Jess: Come on. Oh. Thank you...
Stavros: Es good?
Jess: Es very good. [chuckles]

Quote from Jess

Jess: So, how's Babs? Is she puttin' out? [both laugh]
Robby: Well, she's great. I-I haven't gone out with her yet, but I look forward to getting to know her in a relaxed and modern way.
Jess: Great. I'm ready to tell you about my guy now. His name is Stavros, and he is Greek, which is exciting.
Robby: That's... very exciting.
Jess: Yeah...
Robby: He sounds... sounds very sexy.

Quote from Cece

Cece: I can't believe she met a man at a construction site. I mean, I'm kind of impressed.

Quote from Cece

Winston: That seems precarious.
Cece: Oh, it's totally just gonna blow up in their faces, and they're gonna need us when it does, so we should probably be on call.
Winston: Absolutely. Yeah. We're a very important part of this.

Quote from Schmidt

Schmidt: [to Jason] Hey, what's up dum-dum? I'm sorry, I was breaking so much balls before. I had a really stressful day at the office. You know, the, uh, boss was really giving it to me, so I kicked his ass, but I'm better.
Jason: Hey, uh, I know how it goes, bud.
Schmidt: So now that we have the electrical, maybe we can get started on the walls? Wh-what do you say, bud?
Jason: Oh, uh, we're gonna have to wait on the inspection. And that could take a few months.
Schmidt: A few months?! Any way we could speed this process along? What do you say, you dirty slut?
Nick: Slut?
Jason: Look, this a city issue. But we could, uh, throw a little money at the situation. See what we see.
Nick: Throw a little bit of money, see what we see.
Schmidt: Who do I make the check out to? Los Angeles? Or ma-make it to cash.
Jason: There you go.
Schmidt: Yeah. All right. Now we're talking. [adjusts pants] Ow! Caught a little bit of my ween in there.
Jason: You all right?
Schmidt: Just the tip, just the tip of the ween.

Quote from Jess

Jess: Wow.

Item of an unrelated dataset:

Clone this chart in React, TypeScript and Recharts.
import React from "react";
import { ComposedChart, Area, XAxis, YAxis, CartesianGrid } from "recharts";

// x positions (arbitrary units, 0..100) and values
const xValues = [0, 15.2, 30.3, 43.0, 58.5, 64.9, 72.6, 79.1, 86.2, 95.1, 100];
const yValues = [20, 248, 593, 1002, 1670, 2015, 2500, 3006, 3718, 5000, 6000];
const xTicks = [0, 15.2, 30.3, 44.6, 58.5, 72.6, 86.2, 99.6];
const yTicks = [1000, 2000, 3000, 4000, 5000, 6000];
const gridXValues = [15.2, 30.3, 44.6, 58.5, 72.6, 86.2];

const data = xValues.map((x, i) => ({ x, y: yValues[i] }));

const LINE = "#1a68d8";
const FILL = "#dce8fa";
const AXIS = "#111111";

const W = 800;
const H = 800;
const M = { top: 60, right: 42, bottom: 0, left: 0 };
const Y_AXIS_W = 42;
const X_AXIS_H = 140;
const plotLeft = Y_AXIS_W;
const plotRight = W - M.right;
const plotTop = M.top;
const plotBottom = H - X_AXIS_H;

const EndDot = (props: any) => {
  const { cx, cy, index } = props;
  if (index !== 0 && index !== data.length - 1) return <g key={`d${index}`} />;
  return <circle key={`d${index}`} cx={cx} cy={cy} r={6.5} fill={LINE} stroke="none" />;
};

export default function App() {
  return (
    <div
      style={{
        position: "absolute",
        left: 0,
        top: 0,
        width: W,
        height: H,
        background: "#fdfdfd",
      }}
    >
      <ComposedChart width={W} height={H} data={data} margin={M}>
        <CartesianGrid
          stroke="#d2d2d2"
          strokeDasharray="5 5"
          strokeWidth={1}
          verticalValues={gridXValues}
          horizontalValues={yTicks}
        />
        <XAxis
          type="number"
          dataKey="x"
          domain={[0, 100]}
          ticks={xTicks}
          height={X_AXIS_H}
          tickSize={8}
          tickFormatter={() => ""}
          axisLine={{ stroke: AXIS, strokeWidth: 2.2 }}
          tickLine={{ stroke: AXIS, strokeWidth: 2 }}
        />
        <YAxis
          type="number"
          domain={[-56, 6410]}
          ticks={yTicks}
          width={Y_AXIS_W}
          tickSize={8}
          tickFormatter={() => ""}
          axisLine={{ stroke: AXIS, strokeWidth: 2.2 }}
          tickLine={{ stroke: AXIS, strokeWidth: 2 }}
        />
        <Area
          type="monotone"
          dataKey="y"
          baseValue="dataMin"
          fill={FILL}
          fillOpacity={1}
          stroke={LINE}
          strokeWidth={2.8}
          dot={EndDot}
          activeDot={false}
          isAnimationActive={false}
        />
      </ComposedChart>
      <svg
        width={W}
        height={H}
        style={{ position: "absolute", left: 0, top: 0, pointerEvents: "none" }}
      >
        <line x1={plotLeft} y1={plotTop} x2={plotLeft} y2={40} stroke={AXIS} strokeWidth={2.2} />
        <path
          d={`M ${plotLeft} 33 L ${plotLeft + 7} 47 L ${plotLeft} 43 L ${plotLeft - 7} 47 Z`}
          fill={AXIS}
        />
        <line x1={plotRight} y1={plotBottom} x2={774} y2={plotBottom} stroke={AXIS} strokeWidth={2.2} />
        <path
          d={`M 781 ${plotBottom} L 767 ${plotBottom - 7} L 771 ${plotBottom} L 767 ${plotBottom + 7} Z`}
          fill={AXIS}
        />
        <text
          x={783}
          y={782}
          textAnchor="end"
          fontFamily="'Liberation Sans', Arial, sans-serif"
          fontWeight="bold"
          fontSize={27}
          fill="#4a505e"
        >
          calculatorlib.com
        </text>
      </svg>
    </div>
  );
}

Your house is amazing. Who lives here, Vin Diesel?
Robby: No. But we do share a gardener.
Jess: This is Stavros. He brought homemade wine.
Robby: Thank you, Stavros. Looks, uh, very fresh.
Stavros: [speaking Greek]
Robby: Is that right? Does he speak English?
Jess: No. But his last name has 17 consonants, which I find very charming.

Quote from Jess

Jess: So where's Babs? Putting her grandkids to bed?
Robby: [chuckles]
Babs: Hey. [Jess gasps] I'm Babs.
Jess: [chuckling] This is gonna be fun. To life! This bottle's very warm.

Quote from Jess

Jess: So, Babs, um, you work at the factory with Robby?
Babs: I'm the head engineer.
Robby: Babs is a genius physicist. She got her doctorate from Cambridge.
Jess: Wow. I didn't... I mean, that's very impressive. Stavros is from a rich tradition of, uh, craftsman. Without men like him, we wouldn't have houses to live in, or delicious wine to drink with friends. [chuckling] Salud.
Robby: Salud.
Stavros: Yamas. [all gagging, except Stavros]
Jess: [choking]: Oh...
Robby: It burns.
Stavros: Es good?
Robby: Es good.

Quote from Winston

Cece: What does it really say about us, you know? Are we just so bored with our own lives now that we're settled and in love?
Winston: Nah, that's not what's happening here, okay? [laughs] We're not bored.
Cece: Right.
Winston: All right. I got a lot of stuff going on.
Cece: Yeah.
Winston: Whoo-ho. Let me start from the top.
Cece: Okay.
Winston: Let me tell you, last week?
Cece: Yeah.
Winston: I had ants in my room. Yeah. What else, what else, what else, what else? Ooh, I think I'm gonna try the crab breast.